Complete disrespect to judicial and anti-corruption authorities
A source of great concern for the Commission in the summer was the clear evidence of pressure on judicial institutions and the disrespect for the independence of the judiciary. Alas, this still is a source of concern 6 months later. There are a number of reports of intimidation and harassment of people who work in key judicial or anti-corruption bodies, including personal threats of judges and their families and also media campaigns amounting to harassment. The Commission reports with regret that its recommendations are not entirely met. "Politically motivated attacks on the judiciary have not ended", is the conclusion of the EU executive.
Critical for the success of the reform is accepting judicial decisions which requires the entire political class to reach consensus to refrain from discrediting judicial decisions which undermine the credibility of the magistrates and exerts pressure on them.
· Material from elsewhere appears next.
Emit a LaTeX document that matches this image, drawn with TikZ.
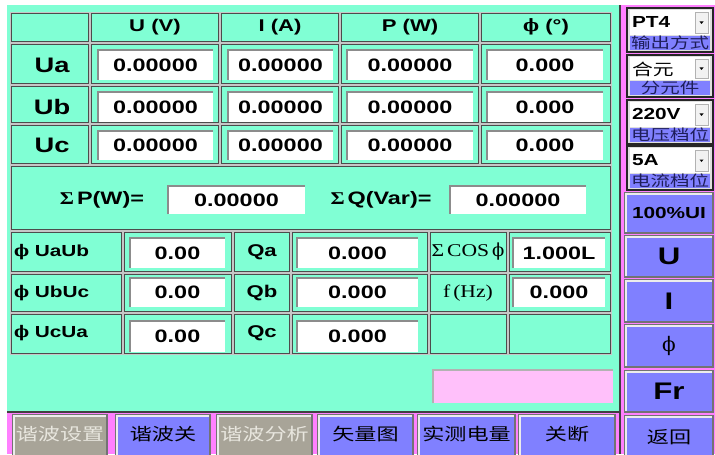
\documentclass[tikz,border=0pt]{standalone}
\usepackage{fontspec}
\usepackage{xcolor}
\newfontfamily\uifont{Liberation Sans}[FakeStretch=1.3]
\newfontfamily\serfont{Liberation Serif}[FakeStretch=1.2]
\newfontfamily\phifont{DejaVu Serif}
\newfontfamily\cjk{Noto Sans CJK SC}[FakeStretch=1.3]
\newcommand{\phisym}{{\phifont ϕ}}
\definecolor{aqua}{RGB}{128,255,212}
\definecolor{btnblue}{RGB}{128,128,255}
\definecolor{btngray}{RGB}{168,164,152}
\definecolor{graytxt}{RGB}{232,230,222}
\definecolor{panelmag}{RGB}{255,128,255}
\definecolor{pinkbox}{RGB}{255,192,250}
\definecolor{navytxt}{RGB}{30,30,90}

\begin{document}
\begin{tikzpicture}[x=0.5pt, y=-0.5pt,
  every node/.style={inner sep=0pt, outer sep=0pt},
  cell/.style={fill=aqua, draw=black!70, line width=0.5pt},
  sunk/.style={draw=black!45, line width=0.9pt},
  btn/.style={draw=black!55, line width=0.6pt},
  lite/.style={draw=white!85!gray, line width=1pt},
  valtxt/.style={font=\uifont\bfseries\fontsize{9}{11}\selectfont},
  rowtxt/.style={font=\uifont\bfseries\fontsize{10.5}{12}\selectfont},
  headtxt/.style={font=\uifont\bfseries\fontsize{8.5}{10}\selectfont},
  smalltxt/.style={font=\uifont\bfseries\fontsize{8}{10}\selectfont},
  sertxt/.style={font=\serfont\fontsize{9}{11}\selectfont},
  bigtxt/.style={font=\uifont\bfseries\fontsize{12}{14}\selectfont},
  phitxt/.style={font=\phifont\fontsize{10}{12}\selectfont},
  bartxt/.style={font=\cjk\fontsize{7.5}{9}\selectfont, text=navytxt},
  btntxt/.style={font=\cjk\fontsize{8.5}{10}\selectfont},
]
\useasboundingbox (0,0) rectangle (715,454);
\fill[white] (0,0) rectangle (715,454);

% Screen areas
\fill[aqua] (7,5) rectangle (620,412);
\fill[panelmag] (621,5) rectangle (715,454);
\fill[panelmag] (7,413) rectangle (621,454);
\draw[black!75, line width=0.8pt] (620,5) -- (620,454);
\draw[black!75, line width=0.8pt] (7,412) -- (620,412);

% Grid lines
\fill[gray!45] (10,12) rectangle (612,355);
\foreach \xa/\xb in {10/90, 90/220, 220/340, 340/480, 480/612}
  \foreach \ya/\yb in {12/43, 43/85, 85/124, 124/165}
    \draw[cell] (\xa+1.5,\ya+1.5) rectangle (\xb-1.5,\yb-1.5);
\draw[cell] (11.5,166.5) rectangle (610.5,229.5);
\foreach \xa/\xb in {10/123, 123/233, 233/291, 291/429, 429/508, 508/612}
  \foreach \ya/\yb in {231/273, 273/313, 313/355}
    \draw[cell] (\xa+1.5,\ya+1.5) rectangle (\xb-1.5,\yb-1.5);

% Headers
\node[headtxt] (hU) at (155,27) {U (V)};
\node[headtxt] (hI) at (280,27) {I (A)};
\node[headtxt] (hP) at (410,27) {P (W)};
\node[headtxt] (hF) at (546,27) {\phisym\ (°)};

% Phase values
\foreach \r/\ya/\yb in {Ua/50/80, Ub/92/122, Uc/131/160} {
  \node[rowtxt] (l\r) at (52,{(\ya+\yb)/2}) {\r};
  \foreach \c/\xa/\xb/\val in {U/98/213/0.00000, I/228/333/0.00000, P/347/473/0.00000, F/487/603/0.000} {
    \fill[white] (\xa,\ya) rectangle (\xb,\yb);
    \draw[sunk] (\xa,\yb) -- (\xa,\ya) -- (\xb,\ya);
    \node[valtxt] (v\r\c) at ({(\xa+\xb)/2},{(\ya+\yb)/2}) {\val};
  }
}

% Sums
\node[valtxt] (sumP) at (102,200) {{\serfont Σ}\,P(W)=};
\node[valtxt] (sumQ) at (381,200) {{\serfont Σ}\,Q(Var)=};
\foreach \n/\xa/\xb in {P/168/305, Q/450/586} {
  \fill[white] (\xa,186) rectangle (\xb,214);
  \draw[sunk] (\xa,214) -- (\xa,186) -- (\xb,186);
  \node[valtxt] (vsum\n) at ({(\xa+\xb)/2},200) {0.00000};
}

% Angles and reactive power
\foreach \k/\lab/\q/\ya/\yb/\ly in {1/UaUb/Qa/238/268/252, 2/UbUc/Qb/278/307/293, 3/UcUa/Qc/321/352/333} {
  \node[smalltxt, anchor=west] (ang\k) at (14,\ly) {\phisym\ \lab};
  \node[headtxt] (q\k) at (262,\ly) {\q};
  \foreach \c/\xa/\xb/\val in {a/130/225/0.00, b/297/418/0.000} {
    \fill[white] (\xa,\ya) rectangle (\xb,\yb);
    \draw[sunk] (\xa,\yb) -- (\xa,\ya) -- (\xb,\ya);
    \node[valtxt] (w\k\c) at ({(\xa+\xb)/2},{(\ya+\yb)/2}) {\val};
  }
}
\node[sertxt] (cosl) at (468,252) {Σ\,COS\,\phisym};
\node[sertxt] (frql) at (468,293) {f\,(Hz)};
\foreach \k/\ya/\yb/\val in {1/238/268/1.000L, 2/278/307/0.000} {
  \fill[white] (513,\ya) rectangle (605,\yb);
  \draw[sunk] (513,\yb) -- (513,\ya) -- (605,\ya);
  \node[valtxt] (w\k c) at (559,{(\ya+\yb)/2}) {\val};
}

% Status box
\fill[pinkbox] (433,370) rectangle (613,403);
\draw[sunk, draw=black!30] (433,403) -- (433,370) -- (613,370);

% Selectors
\foreach \ya/\yb/\sel/\lab [count=\i] in {8/52/PT4/输出方式, 55/97/{\cjk\mdseries 合元}/分元件, 100/144/220V/电压档位, 146/190/5A/电流档位} {
  \draw[black!85, line width=1pt, fill=gray!25] (627,\ya) rectangle (713,\yb);
  \fill[white] (630,\ya+2) rectangle (710,\yb-17);
  \draw[fill=gray!10, draw=gray!60] (695,\ya+4) rectangle (708,\yb-19);
  \fill (699.5,{(\ya+\yb)/2-8.5}) -- ++(4,0) -- ++(-2,2.5) -- cycle;
  \fill[btnblue] (630,\yb-16) rectangle (710,\yb-2);
  \node[smalltxt, anchor=west] (sel\i) at (632,\ya+14) {\sel};
  \node[bartxt] (bar\i) at (670,\yb-9) {\lab};
}

% Side buttons
\foreach \ya/\yb/\lab/\sty [count=\i] in {193/233/100\%UI/smalltxt, 236/277/U/bigtxt, 280/322/I/bigtxt, 325/367/\phisym/phitxt, 371/412/Fr/bigtxt, 416/458/返回/btntxt} {
  \draw[btn, fill=btnblue] (625,\ya) rectangle (713,\yb);
  \draw[lite] (626,\yb-1) -- (626,\ya+1) -- (712,\ya+1);
  \node[\sty] (side\i) at (669,{(\ya+\yb)/2}) {\lab};
}

% Bottom buttons
\foreach \xa/\xb/\lab/\bg/\fg [count=\i] in {13/107/谐波设置/btngray/graytxt, 116/210/谐波关/btnblue/black, 217/312/谐波分析/btngray/graytxt, 318/413/矢量图/btnblue/black, 418/515/实测电量/btnblue/black, 519/615/关断/btnblue/black} {
  \draw[btn, fill=\bg] (\xa,415) rectangle (\xb,458);
  \draw[lite] (\xa+1,457) -- (\xa+1,416) -- (\xb-1,416);
  \node[btntxt, text=\fg] (bot\i) at ({(\xa+\xb)/2},434) {\lab};
}
\end{tikzpicture}
\end{document}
In that area is one of the recommendations in the extraordinary report - a clear framework to be introduced of requirements to refrain from discrediting judicial decisions and from undermining or putting pressure on magistrates, as well as to ensure efficient application of these requirements.
Appointments in the judiciary
This subject is advisable to be read very attentively by the Bulgarian audience as well because of the recent questionable elections of members of the Constitutional Court and of a general prosecutor. The Commission points out in its report on Romania that the appointment of new leadership of the prosecution and of the National Anti-Corruption Directorate should be independent, to demonstrate integrity and professionalism to ensure the confidence of the public and to deliver results. It is mentioned that there was a rush in the nomination of candidates for the position general prosecutor and general prosecutor of the anti-corruption agency. The Minister of Justice expanded the deadline and introduced some changes, but the number of candidates was limited. The two candidates who emerged did not succeed in securing positive opinions by the Superior Council of Magistracy and were rejected by the President.
According to the Commission, in order for the process of nomination to be transparent and open it is necessary a sufficient number of highly qualified candidates to be ensured who could gain the support of the magistrates. In Bulgaria, the candidate for general prosecutor was only one.
The conclusion of the Commission is that Romania made some progress, but a lot remains to be done. From Mark Grey's words it becomes clear that the Commission will not spare any effort to achieve success. And although the link with the membership of Bulgaria and Romania in Schengen was denied a number of times, the very fact that most of the questions at the press conference were when the two countries will join Schengen show clearly the importance of the problem. A spokesman of the Commission on Schengen answered in a very nice way the question about whether it can be expected the two countries to join this year, saying this is difficult to forecast.
What is important, though, is that the Commission has found (with the help of certain affected circles in Romania) one of the fundamental problems of reforms in the Romanian society - the lack of independent and pluralistic media. It will be wonderful if it openly recognises that fact in Bulgaria as well and includes it yet this year in the report on the country. The very fact that one of the recommendations for Romania is on that matter means that the Commission will monitor it.